On March 25, 2014, the Article 29 Working Party (the “WP29″) issued Opinion 03/2014 On Personal Data Breach Notification in order to help data controllers to assess whether to notify data subjects of a personal data breach.
Currently, only providers of telecommunications services are required to notify data subjects in the event of a personal data breach likely to adversely affect such data subjects’ personal data or privacy. Nevertheless, this obligation will be expanded in coming years to all data controllers, whatever their business sectors, with the upcoming adoption of the EU General Data Protection Regulation.
Anticipating the adoption of that Regulation, the WP29 has issued an opinion to provide general guidance for data controllers to assess, on a case-by-case basis, whether a breach is likely to adversely affect the personal data or privacy of data subjects, and therefore should be notified to data subjects.
In this opinion, the WP29 provides examples of data breaches likely to adversely affect the data subjects’ personal data or privacy, and gives some recommendations in terms of appropriate measures that, if implemented beforehand, may prevent such breaches (e.g., using an appropriate encryption product with a sufficiently strong and secret key, etc.). The WP29 also lists some scenarios where notification to data subjects would not be required (e.g., a personal data breach only relating to confidentiality where the data was securely encrypted with a state-of-the-art algorithm).

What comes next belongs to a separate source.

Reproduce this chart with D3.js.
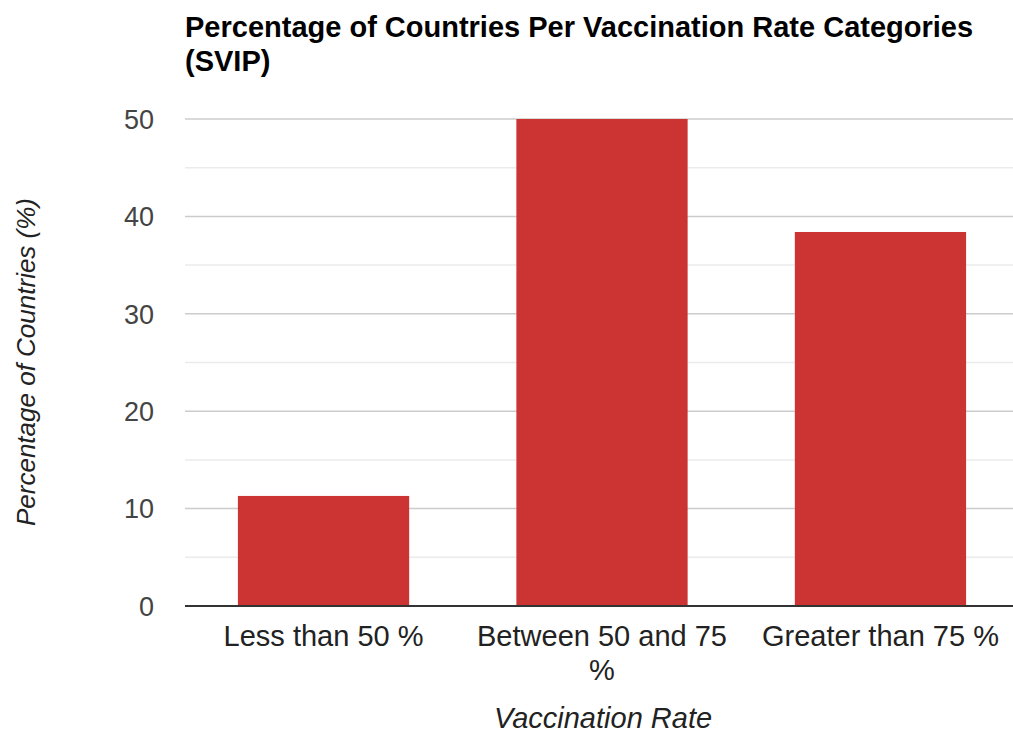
<!DOCTYPE html>
<meta charset="utf-8">
<style>
  body { margin: 0; background: #fff; }
  text { font-family: Arial, "Liberation Sans", sans-serif; }
</style>
<body>
<script src="https://d3js.org/d3.v7.min.js"></script>
<script>

// chart data
var categories = ["Less than 50 %", "Between 50 and 75 %", "Greater than 75 %"];
var values = [11.3, 50, 38.4];
var yTicks = [0, 10, 20, 30, 40, 50];
var yMinorTicks = [5, 15, 25, 35, 45];

var width = 1013, height = 733;
var plot = {left: 185, right: 1019, top: 119, bottom: 606};

var svg = d3.select("body").append("svg")
    .attr("width", width)
    .attr("height", height);

var x = d3.scaleBand()
    .domain(categories)
    .range([plot.left, plot.right])
    .paddingInner(0.385)
    .paddingOuter(0.19);

var y = d3.scaleLinear()
    .domain([0, 50])
    .range([plot.bottom, plot.top]);

// minor gridlines
svg.append("g").selectAll("line")
    .data(yMinorTicks)
  .enter().append("line")
    .attr("x1", plot.left).attr("x2", width)
    .attr("y1", function(d) { return y(d); })
    .attr("y2", function(d) { return y(d); })
    .style("stroke", "#ebebeb")
    .style("stroke-width", 1.5);

// major gridlines
svg.append("g").selectAll("line")
    .data(yTicks.slice(1))
  .enter().append("line")
    .attr("x1", plot.left).attr("x2", width)
    .attr("y1", function(d) { return y(d); })
    .attr("y2", function(d) { return y(d); })
    .style("stroke", "#cccccc")
    .style("stroke-width", 1.5);

// y tick labels
svg.append("g").selectAll("text")
    .data(yTicks)
  .enter().append("text")
    .attr("x", 154)
    .attr("y", function(d) { return y(d); })
    .attr("dy", "0.36em")
    .style("text-anchor", "end")
    .style("font-size", "27px")
    .style("fill", "#444")
    .text(function(d) { return d; });

// bars
svg.append("g").selectAll("rect")
    .data(values)
  .enter().append("rect")
    .attr("x", function(d, i) { return x(categories[i]); })
    .attr("width", x.bandwidth())
    .attr("y", function(d) { return y(d); })
    .attr("height", function(d) { return y(0) - y(d); })
    .style("fill", "#cc3333");

// baseline
svg.append("line")
    .attr("x1", plot.left).attr("x2", width)
    .attr("y1", y(0)).attr("y2", y(0))
    .style("stroke", "#333")
    .style("stroke-width", 2);

// x labels (wrapped like the original)
var xLabelLines = {
  "Less than 50 %": ["Less than 50 %"],
  "Between 50 and 75 %": ["Between 50 and 75", "%"],
  "Greater than 75 %": ["Greater than 75 %"]
};
var xl = svg.append("g").selectAll("text")
    .data(categories)
  .enter().append("text")
    .attr("x", function(d) { return x(d) + x.bandwidth() / 2; })
    .attr("y", 646)
    .style("text-anchor", "middle")
    .style("font-size", "29px")
    .style("fill", "#222");
xl.selectAll("tspan")
    .data(function(d) { return xLabelLines[d]; })
  .enter().append("tspan")
    .attr("x", function() { return this.parentNode.getAttribute("x"); })
    .attr("dy", function(d, i) { return i ? 34 : 0; })
    .text(function(d) { return d; });

// title
var title = svg.append("text")
    .attr("x", 185)
    .attr("y", 37)
    .style("font-size", "29px")
    .style("font-weight", "bold")
    .style("fill", "#000");
title.append("tspan").attr("x", 185).text("Percentage of Countries Per Vaccination Rate Categories");
title.append("tspan").attr("x", 185).attr("dy", 34).text("(SVIP)");

// axis titles
svg.append("text")
    .attr("x", 603)
    .attr("y", 728)
    .style("text-anchor", "middle")
    .style("font-size", "29px")
    .style("font-style", "italic")
    .style("fill", "#222")
    .text("Vaccination Rate");

svg.append("text")
    .attr("transform", "translate(35,362)rotate(-90)")
    .style("text-anchor", "middle")
    .style("font-size", "26px")
    .style("font-style", "italic")
    .style("fill", "#222")
    .text("Percentage of Countries (%)");

</script>
</body>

In addition to these practical examples and recommendations, the WP29 addresses key issues that data controllers may face while considering whether to notify data subjects. In particular, the WP29 underlines the need to notify even if only one data subject is concerned by the breach. In case of doubt regarding the likelihood of adverse effects on the personal data or privacy, the WP29 recommends to “err on the side of caution and proceed with notification“.